Amid growing talk of the possibility of open conflict between the United States and North Korea, countries have started to affirm their positions in case violence breaks out on the Korean Peninsula or elsewhere.
Although countries have yet to throw their support behind Pyongyang in the event of a confrontation, North Korea has found supporters in its neighbor China – with some conditions.
“If the US and South Korea carry out strikes and try to overthrow the North Korea regime and change the political pattern of the Korean Peninsula, China will prevent them from doing so,” said an editorial in the state-run Global Times.
However, the paper did not recommend Beijing support Pyongyang under all circumstances.
“China should also make clear that if North Korea launches missiles that threaten US soil first and the US retaliates, China will stay neutral,” it wrote.
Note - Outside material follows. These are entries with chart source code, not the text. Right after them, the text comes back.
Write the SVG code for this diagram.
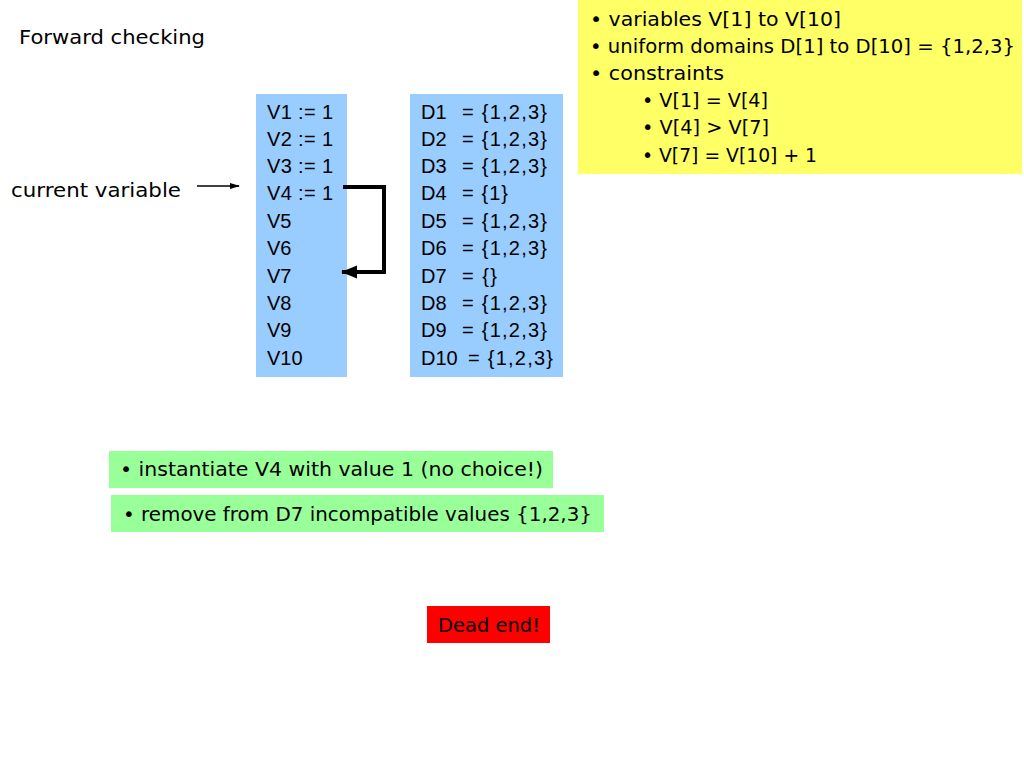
<svg xmlns="http://www.w3.org/2000/svg" width="1024" height="768" viewBox="0 0 1024 768">
<style>
text{font-family:"DejaVu Sans","Liberation Sans",sans-serif;font-size:19px;fill:#000}
text.col{font-family:"Liberation Sans","DejaVu Sans",sans-serif;font-size:20px}
.blue{fill:#99ccff}
.green{fill:#99ff99}
</style>
<defs>
<marker id="ah" markerWidth="10" markerHeight="8" refX="9" refY="4" orient="auto" markerUnits="userSpaceOnUse">
<path d="M0,1 L10,4 L0,7 Z" fill="#000"/>
</marker>
<marker id="ahb" markerWidth="16" markerHeight="14" refX="15" refY="7" orient="auto" markerUnits="userSpaceOnUse">
<path d="M0,0.5 L16,7 L0,13.5 Z" fill="#000"/>
</marker>
</defs>
<rect width="1024" height="768" fill="#fff"/>
<g id="title"><text x="19" y="44" textLength="186" lengthAdjust="spacingAndGlyphs">Forward checking</text></g>
<g id="current-label"><text x="11" y="197" textLength="170" lengthAdjust="spacingAndGlyphs">current variable</text></g>
<g id="constraints">
<rect x="578" y="0" width="444" height="174" fill="#ffff66"/>
<text x="590" y="26" textLength="251" lengthAdjust="spacingAndGlyphs">• variables V[1] to V[10]</text>
<text x="590" y="53" textLength="425" lengthAdjust="spacingAndGlyphs">• uniform domains D[1] to D[10] = {1,2,3}</text>
<text x="590" y="80" textLength="134" lengthAdjust="spacingAndGlyphs">• constraints</text>
<text x="642" y="107" textLength="126" lengthAdjust="spacingAndGlyphs">• V[1] = V[4]</text>
<text x="642" y="134" textLength="127" lengthAdjust="spacingAndGlyphs">• V[4] &gt; V[7]</text>
<text x="642" y="162" textLength="175" lengthAdjust="spacingAndGlyphs">• V[7] = V[10] + 1</text>
</g>
<g id="variables">
<rect class="blue" x="256" y="94" width="91" height="283"/>
<text class="col" x="267" y="119" textLength="66" lengthAdjust="spacing">V1 := 1</text>
<text class="col" x="267" y="146" textLength="66" lengthAdjust="spacing">V2 := 1</text>
<text class="col" x="267" y="173" textLength="66" lengthAdjust="spacing">V3 := 1</text>
<text class="col" x="267" y="200" textLength="66" lengthAdjust="spacing">V4 := 1</text>
<text class="col" x="267" y="228">V5</text>
<text class="col" x="267" y="255">V6</text>
<text class="col" x="267" y="283">V7</text>
<text class="col" x="267" y="310">V8</text>
<text class="col" x="267" y="337">V9</text>
<text class="col" x="267" y="365">V10</text>
</g>
<g id="domains">
<rect class="blue" x="410" y="94" width="153" height="283"/>
<text class="col" x="421" y="119">D1</text><text class="col" x="462" y="119" textLength="85" lengthAdjust="spacing">= {1,2,3}</text>
<text class="col" x="421" y="146">D2</text><text class="col" x="462" y="146" textLength="85" lengthAdjust="spacing">= {1,2,3}</text>
<text class="col" x="421" y="173">D3</text><text class="col" x="462" y="173" textLength="85" lengthAdjust="spacing">= {1,2,3}</text>
<text class="col" x="421" y="200">D4</text><text class="col" x="462" y="200" textLength="46" lengthAdjust="spacing">= {1}</text>
<text class="col" x="421" y="228">D5</text><text class="col" x="462" y="228" textLength="85" lengthAdjust="spacing">= {1,2,3}</text>
<text class="col" x="421" y="255">D6</text><text class="col" x="462" y="255" textLength="85" lengthAdjust="spacing">= {1,2,3}</text>
<text class="col" x="421" y="283">D7</text><text class="col" x="462" y="283" textLength="35" lengthAdjust="spacing">= {}</text>
<text class="col" x="421" y="310">D8</text><text class="col" x="462" y="310" textLength="85" lengthAdjust="spacing">= {1,2,3}</text>
<text class="col" x="421" y="337">D9</text><text class="col" x="462" y="337" textLength="85" lengthAdjust="spacing">= {1,2,3}</text>
<text class="col" x="421" y="365">D10</text><text class="col" x="468" y="365" textLength="85" lengthAdjust="spacing">= {1,2,3}</text>
</g>
<g id="step1">
<rect class="green" x="109" y="451" width="444" height="37"/>
<text x="120" y="476" textLength="423" lengthAdjust="spacingAndGlyphs">• instantiate V4 with value 1 (no choice!)</text>
</g>
<g id="step2">
<rect class="green" x="111" y="495" width="493" height="37"/>
<text x="123" y="521" textLength="469" lengthAdjust="spacingAndGlyphs">• remove from D7 incompatible values {1,2,3}</text>
</g>
<g id="deadend">
<rect x="427" y="606" width="123" height="37" fill="#ff0000"/>
<text x="438" y="632" textLength="102" lengthAdjust="spacingAndGlyphs">Dead end!</text>
</g>
<g id="connectors">
<line x1="197" y1="186" x2="239" y2="186" stroke="#000" stroke-width="1.3" marker-end="url(#ah)"/>
<path d="M343,187 H384 V272 H342" fill="none" stroke="#000" stroke-width="4" marker-end="url(#ahb)"/>
</g>
</svg>
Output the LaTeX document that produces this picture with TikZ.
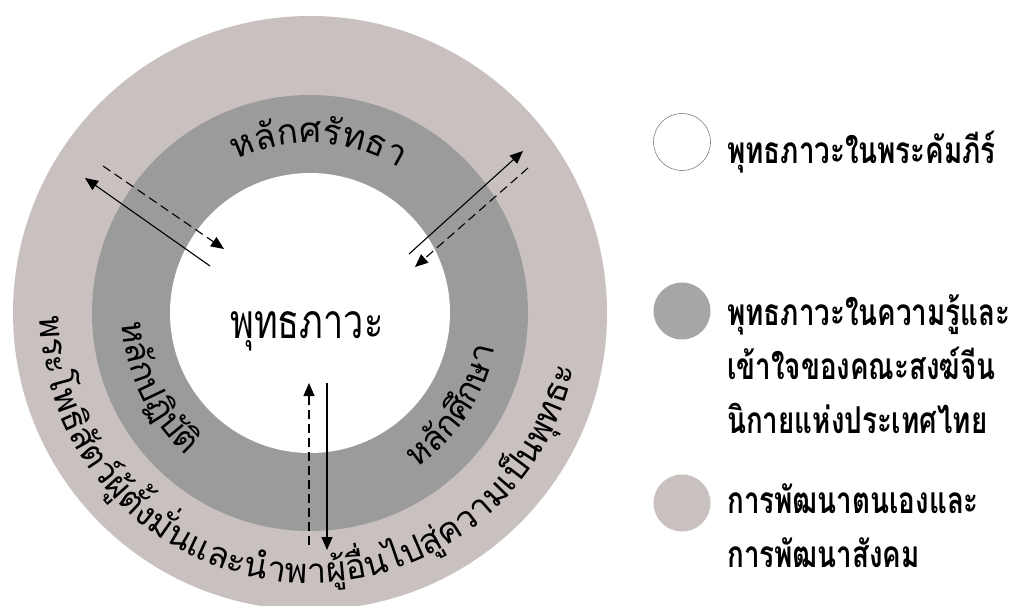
\documentclass[tikz,border=0pt]{standalone}
\usepackage{fontspec}
\newfontfamily\thai[Script=Thai]{Loma}
\newfontfamily\thain[Script=Thai,FakeStretch=0.75]{Loma}
\usetikzlibrary{decorations.text,arrows.meta,calc}
\definecolor{outerc}{RGB}{201,193,191}
\definecolor{bandc}{RGB}{155,155,155}
\definecolor{legb}{RGB}{166,166,166}
\tikzset{
  arr/.style={line width=1.1pt, -{Triangle[length=13pt,width=11pt]}},
  darr/.style={arr, dash pattern=on 9pt off 5pt},
  legtext/.style={anchor=base west, inner sep=0pt, font=\thain\bfseries\fontsize{37}{40}\selectfont},
  legdot/.style={circle, minimum size=57pt, inner sep=0pt},
  curvetext/.style={decorate, decoration={text along path, text align=center, text color=black}}
}
\begin{document}
\begin{tikzpicture}[x=1pt,y=1pt]
\useasboundingbox (0,0) rectangle (1016,-605);
\coordinate (C) at (310,-313);
\fill[outerc] (C) circle (297);
\fill[bandc] (C) circle (218);
\fill[white] (C) circle (140);

\node[anchor=base, inner sep=0pt, font=\thain\fontsize{48}{50}\selectfont] (center) at (307,-338) {พุทธภาวะ};

\path[curvetext, decoration={text={|\thai\fontsize{35}{38}\selectfont|ห{ลั}กศ{รั}ทธา}}]
  ($(C)+(140:170)$) arc[start angle=140, end angle=34, radius=170];
\path[curvetext, decoration={text={|\thai\fontsize{34}{38}\selectfont|ห{ลั}กป{ฏิ}{บั}{ติ}}}]
  ($(C)+(160:188)$) arc[start angle=160, end angle=252, radius=188];
\path[curvetext, decoration={text={|\thai\fontsize{34}{38}\selectfont|ห{ลั}ก{ศึ}กษา}}]
  ($(C)+(280:188)$) arc[start angle=280, end angle=374, radius=188];
\path[curvetext, decoration={text={|\thai\fontsize{34.5}{37}\selectfont|พระโพ{ธิ}{สั}ต{ว์}{ผู้}{ตั้}ง{มั่}นและ{นำ}พา{ผู้}{อื่}นไป{สู่}ความเ{ป็}น{พุ}ทธะ}}]
  ($(C)+(164.5:270)$) arc[start angle=164.5, end angle=364.5, radius=270];

\coordinate (a1s) at (210,-266); \coordinate (a1e) at (85,-178);
\coordinate (a1ds) at (103,-166); \coordinate (a1de) at (224,-249);
\draw[arr] (a1s) -- (a1e);
\draw[darr] (a1ds) -- (a1de);
\coordinate (a2s) at (409,-254); \coordinate (a2e) at (523,-151);
\coordinate (a2ds) at (528,-168); \coordinate (a2de) at (415,-267);
\draw[arr] (a2s) -- (a2e);
\draw[darr] (a2ds) -- (a2de);
\coordinate (a3ds) at (309,-545); \coordinate (a3de) at (309,-383);
\coordinate (a3s) at (327,-383); \coordinate (a3e) at (327,-550);
\draw[darr] (a3ds) -- (a3de);
\draw[arr] (a3s) -- (a3e);

\node[legdot, draw=gray, line width=0.6pt, fill=white] (l1) at (682,-142) {};
\node[legdot, fill=legb] (l2) at (682,-311) {};
\node[legdot, fill=outerc] (l3) at (682,-503) {};
\node[legtext] (t1) at (727,-163) {พุทธภาวะในพระคัมภีร์};
\node[legtext] (t2a) at (727,-325) {พุทธภาวะในความรู้และ};
\node[legtext] (t2b) at (727,-379) {เข้าใจของคณะสงฆ์จีน};
\node[legtext] (t2c) at (727,-433) {นิกายแห่งประเทศไทย};
\node[legtext] (t3a) at (727,-513) {การพัฒนาตนเองและ};
\node[legtext] (t3b) at (727,-567) {การพัฒนาสังคม};
\end{tikzpicture}
\end{document}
Earlier this week, China’s Foreign Ministry urged both North Korea and the United States to “stop provoking each other” and de-escalate the situation in a bid to return to “dialogue and negotiations.”
But others nations have been keen to choose a side. Australian Prime Minister Malcolm Turnbull told Melbourne radio station 3AW on Friday that Washington “has no stronger ally than Australia.”
“Let’s be very clear about that. If there is an attack on the United States by North Korea, then the ANZUS treaty will be invoked and Australia will come to the aid of the United States,” Turnbull said.